Lately it's been helpful to "invest" small amounts on beauty to counteract the effect of the recession on our family (my husband's job was dependent on the stock market and is now gone completely). Three dollars on some flowers make me way happier doing the work I have to do for money. Things like that.
So, a journey to the dark side. Indeed, I agree that Amy may have been too frugal, her pathological tendencies exceeding even mine. I once read an article where she explained that $0.25 was her top price for a yard sale shirt. I imagined various scenarios in which Amy encountered a Chanel shirt at a yard sale marked $0.35. NO. Ditto for a beautiful embroidered masterpiece. NO. Amy was a boundary setter and, unlike me, she stayed within her self-prescribed territory. I think that, in addition to being a parent to 6 kids, Amy's mission was to show that extreme frugality was possible: in a sense, she sacrificed herself for the greater good. She was her own artwork. And I am sure she was happy.
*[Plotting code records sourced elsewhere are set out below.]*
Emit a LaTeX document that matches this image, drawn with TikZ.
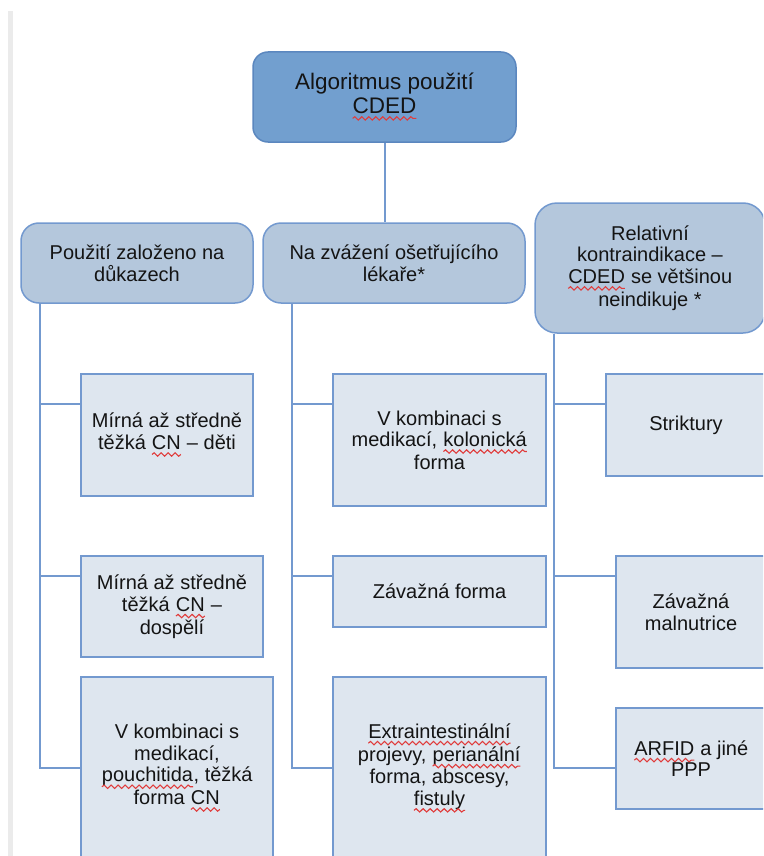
\documentclass[tikz,border=0pt]{standalone}
\usepackage{fontspec}
\setmainfont{Liberation Sans}
\usepackage{xcolor}
\usetikzlibrary{decorations.pathmorphing}

\definecolor{modra}{HTML}{729FCF}
\definecolor{modratmava}{HTML}{5B87BF}
\definecolor{svetla}{HTML}{B4C7DC}
\definecolor{nejsvetlejsi}{HTML}{DEE6EF}
\definecolor{linka}{HTML}{7399CF}
\definecolor{spell}{HTML}{E03C3C}

% red wavy underline of the spell checker
\newcommand\chyba[1]{\tikz[baseline=(w.base)]{%
  \node[draw=none, fill=none, inner sep=0pt, outer sep=0pt, minimum size=0pt, font={}, anchor=base] (w) {#1};
  \draw[draw=spell, fill=none, line width=1.1pt, sharp corners, decorate,
        decoration={snake, amplitude=1.7pt, segment length=7pt}]
    ([yshift=-5pt]w.base west) -- ([yshift=-5pt]w.base east);}}

\begin{document}
\begin{tikzpicture}[
    x=1pt, y=-1pt,
    font=\fontsize{20}{21.5}\selectfont,
    text=black!92,
    koren/.style={
        draw=modratmava,
        line width=1.5pt,
        fill=modra,
        rounded corners=15pt,
        align=center,
        inner sep=0pt,
        font=\fontsize{22.5}{23.5}\selectfont
    },
    skupina/.style={
        draw=linka,
        line width=1.5pt,
        fill=svetla,
        rounded corners=18pt,
        align=center,
        inner sep=0pt
    },
    polozka/.style={
        draw=linka,
        line width=1.5pt,
        fill=nejsvetlejsi,
        align=center,
        inner sep=0pt
    },
    spoj/.style={draw=linka, line width=2pt}
]
\useasboundingbox (0,0) rectangle (763,856);
\clip (0,0) rectangle (763,856);

% page edge
\fill[black!8] (8,11) rectangle (13,856);

% root
\node[koren, minimum width=263, minimum height=90] (algoritmus) at (384.5,97)
{Algoritmus použití\\\chyba{CDED}};

% groups
\node[skupina, minimum width=232, minimum height=80] (dukazy) at (137,263)
{Použití založeno na\\důkazech};

\node[skupina, minimum width=262, minimum height=80] (lekar) at (394,263)
{Na zvážení ošetřujícího\\lékaře*};

\node[skupina, rounded corners=22pt, minimum width=230, minimum height=130] (kontra) at (650,268)
{Relativní\\kontraindikace –\\\chyba{CDED} se většinou\\neindikuje *};

% first column
\node[polozka, minimum width=172, minimum height=122] (deti) at (167,435)
{Mírná až středně\\těžká \chyba{CN} – děti};

\node[polozka, minimum width=182, minimum height=101] (dospeli) at (172,606.5)
{Mírná až středně\\těžká \chyba{CN} –\\dospělí};

\node[polozka, minimum width=192, minimum height=182] (pouchitida) at (177,768)
{V kombinaci s\\medikací,\\\chyba{pouchitida}, těžká\\forma \chyba{CN}};

% second column
\node[polozka, minimum width=213, minimum height=132] (kolonicka) at (439.5,440)
{V kombinaci s\\medikací, \chyba{kolonická}\\forma};

\node[polozka, minimum width=213, minimum height=71] (zavazna) at (439.5,591.5)
{Závažná forma};

\node[polozka, minimum width=213, minimum height=182] (extra) at (439.5,768)
{\chyba{Extraintestinální}\\projevy, \chyba{perianální}\\forma, abscesy,\\\chyba{fistuly}};

% third column
\node[polozka, minimum width=160, minimum height=102] (striktury) at (686,425)
{Striktury};

\node[polozka, minimum width=150, minimum height=112] (malnutrice) at (691,612)
{Závažná\\malnutrice};

\node[polozka, minimum width=150, minimum height=101] (arfid) at (691,758.5)
{\chyba{ARFID} a jiné\\PPP};

% connectors
\coordinate (u1) at (0,404);
\coordinate (u2) at (0,576);
\coordinate (u3) at (0,768);
\coordinate (kmenA) at ([xshift=20pt]dukazy.south west);
\coordinate (kmenB) at ([xshift=30pt]lekar.south west);
\coordinate (kmenC) at ([xshift=20pt]kontra.south west);

\draw[spoj] (algoritmus.south) -- (algoritmus.south |- lekar.north);

\draw[spoj] (kmenA) |- (pouchitida.west |- u3);
\draw[spoj] (kmenA |- u1) -- (deti.west |- u1);
\draw[spoj] (kmenA |- u2) -- (dospeli.west |- u2);

\draw[spoj] (kmenB) |- (extra.west |- u3);
\draw[spoj] (kmenB |- u1) -- (kolonicka.west |- u1);
\draw[spoj] (kmenB |- u2) -- (zavazna.west |- u2);

\draw[spoj] (kmenC) |- (arfid.west |- u3);
\draw[spoj] (kmenC |- u1) -- (striktury.west |- u1);
\draw[spoj] (kmenC |- u2) -- (malnutrice.west |- u2);

\end{tikzpicture}
\end{document}
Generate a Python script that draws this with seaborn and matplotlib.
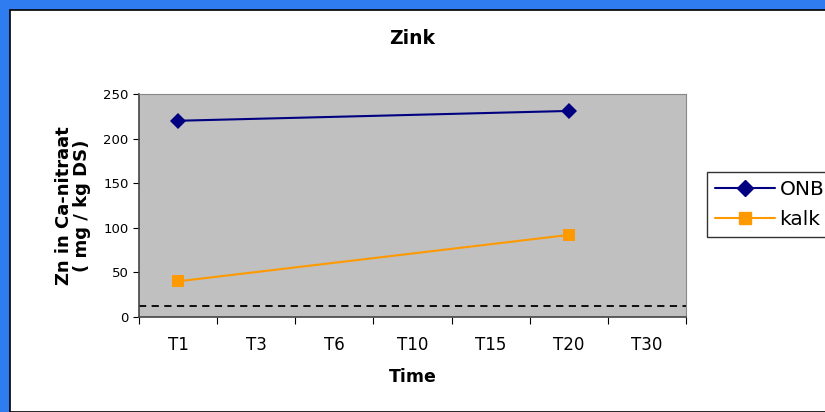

But there is a potential for anorexia in this self-denial. I bought the book How to Get Out of Debt, Stay out of Debt, and Live Prosperously at (surprise!) a thrift shop because I thought it would enable me to give even better advice to my many un-frugal friends. Well! Much to my surprise, Miss Know-It-All (me) found herself in the book.
At thirty-five, Peggy wasn't carrying a large debt . . .But she'd been in debt most of her adult life. she was living in a tidy studio apartment. Her possessions were shabby. She bought most of her clothes second-hand. Yet she had a master's degree in English and had taught at a university in her early twenties while she studied for a doctorate. She was an intelligent woman, but she had little belief in herself and no sense of self-worth. She left the university and drifted from job to job in a downward spiral . .
This is what I would have become if I hadn't finished my dissertation, gotten a job, and met and married Mr. FS. Note that only the first one was entirely within my control. So my horror at this picture of my "double" is very like the sentiments voiced above by sallymandy. Check out the blue kimono blog on my list to the right for more of sallymandy's fabulous writing (not all dark!).
OK, time to leave the dark side and return to a cheery, can-do attitude. Dear Readers, how do you keep yourself from succumbing to too-frugal tendencies?